Are there any historical occurrences of revolts by the prisoners within the European concentration camps during WWII?

In short, yes.

First of all, there were the revolts in the Operation Reinhard Camps Treblinka and Sobibor in the summer of 1943. The second one being the most famous. In both cases, the few Jewish prisoners left alive to perform economic services for the SS conspired to attempt revolt and break-out and it both cases, the revolts pretty much ended the operation of the camps effectively. We know more about the Sobibor one due to the fact that it was the more successful. In essence, it worked like this:

The prisoners having made themselves makeshift weapons killed the German officer in charge that day while he was getting his hair cut. It started too early unfortunately because one of the guards discovered armed prisoners and so all that was left for them was to charge the fence the straight-on. Of the 600 involved prisoners, about 300 managed to escape. Most of them however, were found again by the search squads and murdered. 58 are known to have survived to the end of the war, most of them fighting with local Soviet and Polish partisan groups.

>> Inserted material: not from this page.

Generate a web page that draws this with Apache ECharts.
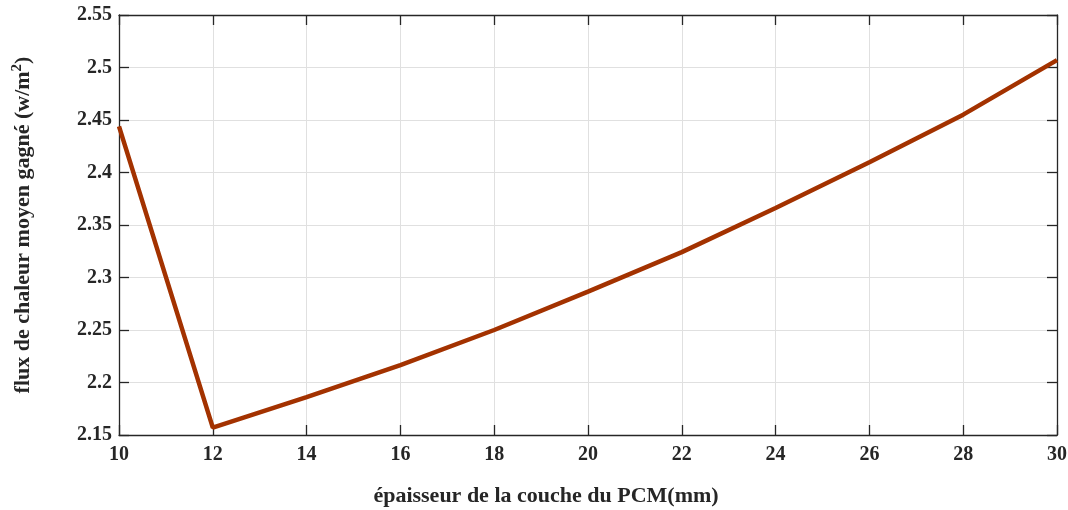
<!DOCTYPE html>
<html>
<head>
<meta charset="utf-8">
<script src="https://cdn.jsdelivr.net/npm/echarts@6/dist/echarts.min.js"></script>
<style>html,body{margin:0;padding:0;background:#fff}#c{width:1068px;height:510px}</style>
</head>
<body>
<div id="c"></div>
<script>
const thickness = [10, 12, 14, 16, 18, 20, 22, 24, 26, 28, 30];
const flux = [2.444, 2.157, 2.186, 2.2165, 2.250, 2.2866, 2.3242, 2.3662, 2.4097, 2.4551, 2.507];
const xTitle = 'épaisseur de la couche du PCM(mm)';
const yTitle = 'flux de chaleur moyen gagné (w/m{sup|2})';

const FONT = '"Liberation Serif", "Times New Roman", serif';
const axisLineStyle = { color: '#262626', width: 1.3 };
const chart = echarts.init(document.getElementById('c'), null, { renderer: 'canvas' });
const labelStyle = { fontFamily: FONT, fontWeight: 'bold', fontSize: 20, color: '#262626' };
const commonTick = { show: true, inside: true, length: 10, lineStyle: axisLineStyle };

chart.setOption({
  animation: false,
  backgroundColor: '#fff',
  grid: { left: 119, top: 15, right: 11, bottom: 75, containLabel: false, outerBoundsMode: 'none' },
  xAxis: [{
    type: 'value', min: 10, max: 30, interval: 2,
    axisLine: { show: true, onZero: false, lineStyle: axisLineStyle },
    axisTick: commonTick,
    axisLabel: Object.assign({ margin: 10 }, labelStyle),
    splitLine: { show: true, lineStyle: { color: '#e0e0e0', width: 1 } },
    name: xTitle, nameLocation: 'middle', nameGap: 50,
    nameTextStyle: { fontFamily: FONT, fontWeight: 'bold', fontSize: 22, color: '#262626', padding: [0, 84, 0, 0] }
  }, {
    type: 'value', position: 'top', min: 10, max: 30, interval: 2,
    axisLine: { show: true, onZero: false, lineStyle: axisLineStyle },
    axisTick: commonTick, axisLabel: { show: false }, splitLine: { show: false }
  }],
  yAxis: [{
    type: 'value', min: 2.15, max: 2.55, interval: 0.05,
    axisLine: { show: true, onZero: false, lineStyle: axisLineStyle },
    axisTick: commonTick,
    axisLabel: Object.assign({ margin: 7, formatter: v => String(parseFloat(v.toFixed(2))) }, labelStyle),
    splitLine: { show: true, lineStyle: { color: '#e0e0e0', width: 1 } },
    name: yTitle, nameLocation: 'middle', nameGap: 82, nameRotate: 90,
    nameTextStyle: {
      fontFamily: FONT, fontWeight: 'bold', fontSize: 22, color: '#262626',
      rich: { sup: { fontFamily: FONT, fontWeight: 'bold', fontSize: 15, color: '#262626', padding: [0, 0, 12, 0] } }
    }
  }, {
    type: 'value', position: 'right', min: 2.15, max: 2.55, interval: 0.05,
    axisLine: { show: true, onZero: false, lineStyle: axisLineStyle },
    axisTick: commonTick, axisLabel: { show: false }, splitLine: { show: false }
  }],
  series: [{
    type: 'line',
    data: thickness.map((x, i) => [x, flux[i]]),
    showSymbol: false, symbol: 'none',
    lineStyle: { color: '#a33200', width: 4.5 },
    itemStyle: { color: '#a33200' }
  }]
});
</script>
</body>
</html>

In Treblinka similar events occurred with the most striking being that most of the organizers of the revolts had formerly been in the Red Army, thus having at least some experience or expertise in such an undertaking.

Similarly, in Mauthausen in 1944, a group of Soviet Pows, all officers, also organized an uprising and outbreak. Sent there to be killed because most of them had already escaped other camps before, the Mauthause group organized a revolt while inside a special prison compound within the Mauthausen CC. Killing their kapos and immediate guards, the also charged the wall and managed to short out the electric fence with wet blankets. Of the 500 inmates, 419 managed to escape the camp, many of the starved inmates breaking down immediately however. Of those that escape, 11 are known to have survived the war until the end, some of them hiding out in a makeshift shelter in the woods for the better part of the 1944/45 winter while others were hidden by local farmers.

There was also a revolt by the Sonderkommando (the Jewish prisoners tasked with disposing the corpses of gassed Jews) in Auschwitz towards the end o 1944. Learning that they were to be killed, the Sonderkommando managed to kill several guards and blow up one of the crematoria they were assigned to, however all of them were killed during the uprising. Their story is known due to the documents they themselves buried in the Auschwitz complex.

Other revolts are known to have taken place in the camps of Kruszyna (1942), Minsk-Mazowiecki (1943), and Janowska (1943). These however are little known and little researched because there were no known survivors after the war to tell their stories.

Also, there were forms of lower scale resistance in pretty much every camp. Hermann Langbein, himself a survivor of Dachau and Auschwitz wrote extensively about the organized resistance in the camps mostly form the communist perspective during which for example cruel Kapos were killed or in Buchenwald where once the main body of SS guards left because the Americans were hours away, the prisoners basically liberated themselves.

There were also revolts in several ghettos, the most famous being the Warsaw Ghetto uprising, you can read about in my previous post on Jewish resistance.

As for more on the Sobibor uprising, also check out the Claude Lanzmann documentary featuring the last known survivors of the uprising describing their experience as well as the made for tv movie with Rutger Hauer, Escape from Sobibor.

For the others see:

  • Yitzhak Arad (1987). Belzec, Sobibor, Treblinka. The Operation Reinhard Death Camps. Indiana University Press.

  • Ainsztein, Reuben. Jewish Resistance in Nazi-occupied Eastern Europe: With a Historial Survey of the Jew as Fighter and Soldier in the Diaspora. New York, 1974.

  • Ginsberg, Benjamin (2013). How the Jews Defeated Hitler: Exploding the Myth of Jewish Passivity in the Face of Nazism. Rowman & Littlefield Publishers.

  • Rees, Laurence (2012). Auschwitz: The Nazis and the "Final Solution".

  • Matthias Kaltenbrunner: Flucht aus dem Todesblock. Der Massenausbruch sowjetischer Offiziere aus dem Block 20 des KZ Mauthausen und die "Mühlviertler Hasenjagd". Hintergründe, Folgen, Aufarbeitung. Innsbruck [u.a.] 2012 (If you read German, please read this one. It's by a friend of mine and he has done excellent excelltn work that went far above and beyond what was required for his dissertation here)

  • Hermann Langbein: „Nicht wie die Schafe zur Schlachtbank!“ Widerstand in NS-Konzentrationslagern. Fischer TB, 1980.